The second version tells the recruiter the scale (180 suppliers) and that Neil actively renegotiates terms rather than just maintaining contacts. But it could be even better with a cost saving attached. If you renegotiated terms that saved money, say how much.

The strongest bullet on this resume:

Led a distribution network review that saved £2.8 million annually by consolidating two DCs and renegotiating haulage contracts

This follows a clear formula: Action + Scope + Outcome. What did you do? (Led a network review.) What was the scope? (Two DCs consolidated, haulage renegotiated.) What happened? (£2.8 million saved.)

Use this for every bullet. If you optimised inventory, state the stock reduction in days or pounds. If you improved availability, give the percentage. If you built a report, say who used it and what decisions it influenced.

Show career progression through increasing scope

Neil's resume shows a clear trajectory. Graduate analyst at Unilever, procurement analyst, supply planning manager at Ocado, then supply chain manager at Boots. Each role is bigger in scope.

At Unilever he was mapping supply chains for new product launches. At Ocado he managed 4,500 chilled SKUs and a team of 6 planners. At Boots he oversees £1.4 billion in throughput across 2,200 stores. The recruiter can see the growth without it being spelled out.

If your career path is not this linear, that is fine. Just make sure each role description shows what was bigger or different about it compared to the last.

Systems and certifications: speak the hiring manager's language

The skills section includes SAP (MM, PP, APO), Power BI, and Advanced Excel. For supply chain roles, naming the specific SAP modules you know is important. "SAP experience" is vague. "SAP MM and APO" tells the recruiter exactly which modules you can use.

Neil's certifications are also well chosen. CIPS Level 4, APICS CSCP, and Lean Six Sigma Green Belt. These are the three most recognised credentials in UK supply chain management. If you have any of them, list them. If you are studying for one, include it with an expected date.

The APICS CSCP is particularly valuable for supply chain manager roles because it covers end-to-end supply chain management.

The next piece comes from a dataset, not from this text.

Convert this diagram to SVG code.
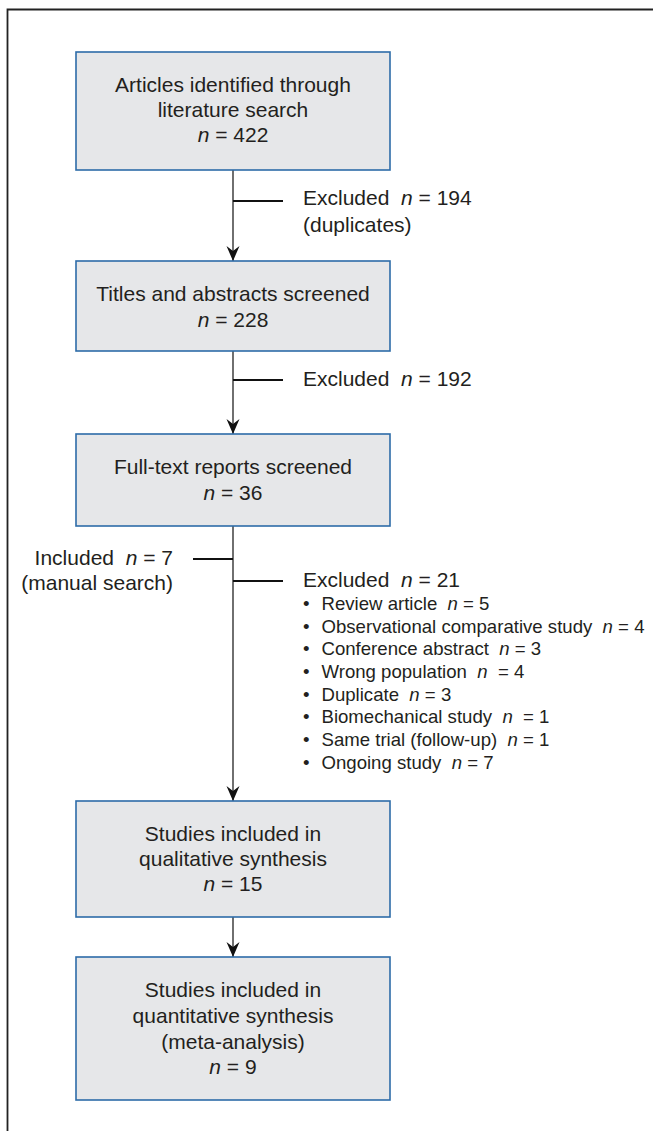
<svg xmlns="http://www.w3.org/2000/svg" width="653" height="1131" viewBox="0 0 653 1131">
<defs>
<style>
text{font-family:"Liberation Sans",Arial,sans-serif;fill:#231f20}
.bt{font-size:21px;text-anchor:middle}
.lb{font-size:21px}
.bl{font-size:18.6px}
.i{font-style:italic}
.box{fill:#e6e7e9;stroke:#2d6ca8;stroke-width:1.6}
.v{stroke:#333;stroke-width:1.4;fill:none}
.h{stroke:#111;stroke-width:2;fill:none}
</style>
<marker id="ah" viewBox="0 0 16 14" refX="16" refY="7" markerWidth="16" markerHeight="14" orient="auto" markerUnits="userSpaceOnUse">
<path d="M16,7 L1,0.5 L6,7 L1,13.5 Z" fill="#111"/>
</marker>
</defs>
<rect width="653" height="1131" fill="#fff"/>
<path d="M7.5,1131 V9.5 H653" fill="none" stroke="#222" stroke-width="1.8"/>

<g id="connectors">
<path class="v" d="M233,170 V261" marker-end="url(#ah)"/>
<path class="v" d="M233,351 V434" marker-end="url(#ah)"/>
<path class="v" d="M233,526 V801" marker-end="url(#ah)"/>
<path class="v" d="M233,917 V957" marker-end="url(#ah)"/>
<path class="h" d="M233,201 H283"/>
<path class="h" d="M233,380 H283"/>
<path class="h" d="M193,559 H233"/>
<path class="h" d="M233,581 H283"/>
</g>

<g id="n1">
<rect class="box" x="76" y="52" width="314" height="118"/>
<text class="bt" x="233" y="92">Articles identified through</text>
<text class="bt" x="233" y="117">literature search</text>
<text class="bt" x="233" y="142"><tspan class="i">n</tspan> = 422</text>
</g>

<g id="ex1">
<text class="lb" x="303" y="205" xml:space="preserve">Excluded  <tspan class="i">n</tspan> = 194</text>
<text class="lb" x="303" y="231.5">(duplicates)</text>
</g>

<g id="n2">
<rect class="box" x="76" y="261" width="314" height="90"/>
<text class="bt" x="233" y="301">Titles and abstracts screened</text>
<text class="bt" x="233" y="327"><tspan class="i">n</tspan> = 228</text>
</g>

<g id="ex2">
<text class="lb" x="303" y="385.5" xml:space="preserve">Excluded  <tspan class="i">n</tspan> = 192</text>
</g>

<g id="n3">
<rect class="box" x="76" y="434" width="314" height="92"/>
<text class="bt" x="233" y="474">Full-text reports screened</text>
<text class="bt" x="233" y="499.5"><tspan class="i">n</tspan> = 36</text>
</g>

<g id="inc">
<text class="lb" x="173" y="565" text-anchor="end" xml:space="preserve">Included  <tspan class="i">n</tspan> = 7</text>
<text class="lb" x="173" y="590" text-anchor="end">(manual search)</text>
</g>

<g id="ex3">
<text class="lb" x="303" y="587" xml:space="preserve">Excluded  <tspan class="i">n</tspan> = 21</text>
<g class="bl">
<text class="bl" x="303" y="610">•</text><text class="bl" x="321.5" y="610" xml:space="preserve">Review article  <tspan class="i">n</tspan> = 5</text>
<text class="bl" x="303" y="632.7">•</text><text class="bl" x="321.5" y="632.7" xml:space="preserve">Observational comparative study  <tspan class="i">n</tspan> = 4</text>
<text class="bl" x="303" y="655.4">•</text><text class="bl" x="321.5" y="655.4" xml:space="preserve">Conference abstract  <tspan class="i">n</tspan> = 3</text>
<text class="bl" x="303" y="678">•</text><text class="bl" x="321.5" y="678" xml:space="preserve">Wrong population  <tspan class="i">n</tspan>  = 4</text>
<text class="bl" x="303" y="700.7">•</text><text class="bl" x="321.5" y="700.7" xml:space="preserve">Duplicate  <tspan class="i">n</tspan> = 3</text>
<text class="bl" x="303" y="723.3">•</text><text class="bl" x="321.5" y="723.3" xml:space="preserve">Biomechanical study  <tspan class="i">n</tspan>  = 1</text>
<text class="bl" x="303" y="746">•</text><text class="bl" x="321.5" y="746" xml:space="preserve">Same trial (follow-up)  <tspan class="i">n</tspan> = 1</text>
<text class="bl" x="303" y="768.5">•</text><text class="bl" x="321.5" y="768.5" xml:space="preserve">Ongoing study  <tspan class="i">n</tspan> = 7</text>
</g>
</g>

<g id="n4">
<rect class="box" x="76" y="801" width="314" height="116"/>
<text class="bt" x="233" y="841">Studies included in</text>
<text class="bt" x="233" y="866">qualitative synthesis</text>
<text class="bt" x="233" y="891"><tspan class="i">n</tspan> = 15</text>
</g>

<g id="n5">
<rect class="box" x="76" y="957" width="314" height="143"/>
<text class="bt" x="233" y="997">Studies included in</text>
<text class="bt" x="233" y="1023">quantitative synthesis</text>
<text class="bt" x="233" y="1048.5">(meta-analysis)</text>
<text class="bt" x="233" y="1073.5"><tspan class="i">n</tspan> = 9</text>
</g>
</svg>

CIPS is stronger for procurement-focused roles. If you are choosing which one to pursue, pick the one that matches the type of role you want.

Projects that demonstrate strategic thinking

Neil includes two projects: the Boots DC consolidation and the Ocado chilled waste reduction programme. Both follow the same structure: problem, action, measurable result.

The Ocado project is particularly well written:

Analysed 18 months of waste data and identified dairy and prepared meals as the two worst categories. Adjusted safety stock levels and introduced dynamic ordering based on day-of-week demand patterns. Cut chilled waste from 3.1% to 1.8% of sales, saving £1.6 million per year.

This tells a story. He looked at data, found the root cause, built a solution, and measured the impact. That is what senior supply chain roles require. If you have led any cost reduction, waste reduction, or process improvement project, write it up this way.

Mistakes that cost supply chain managers interviews

No numbers. This is the biggest one. If your resume says "optimised warehouse operations" without a metric, it is just noise. How much did you save? By how much did you improve availability? What was the before and after?

Ignoring S&OP experience. Many senior supply chain roles require S&OP involvement. If you have participated in or led S&OP processes, include it. Mention the cadence (weekly, monthly) and who attended.

Listing tools without context. "SAP" on its own is not helpful. Specify the modules. Name the dashboards you built. Mention the reports you automated.

Generic team leadership claims. "Led a team" is not enough. How many direct reports? What did you develop them to do? Neil mentions supervising 6 supply planners and introducing a weekly forecast accuracy review. That is a specific leadership contribution.

One more thing

Supply chain resumes benefit from a clean, ATS-friendly layout. Graphite is a solid choice for this industry. No sidebars, no icons, just structured text that parses cleanly through automated screening.

And tailor your resume to each role. If the job says "demand planning," make sure your demand planning experience is near the top of each role description. If it says "procurement," lead with your supplier negotiation bullets. The order of your bullets within each job entry matters more than most people realise.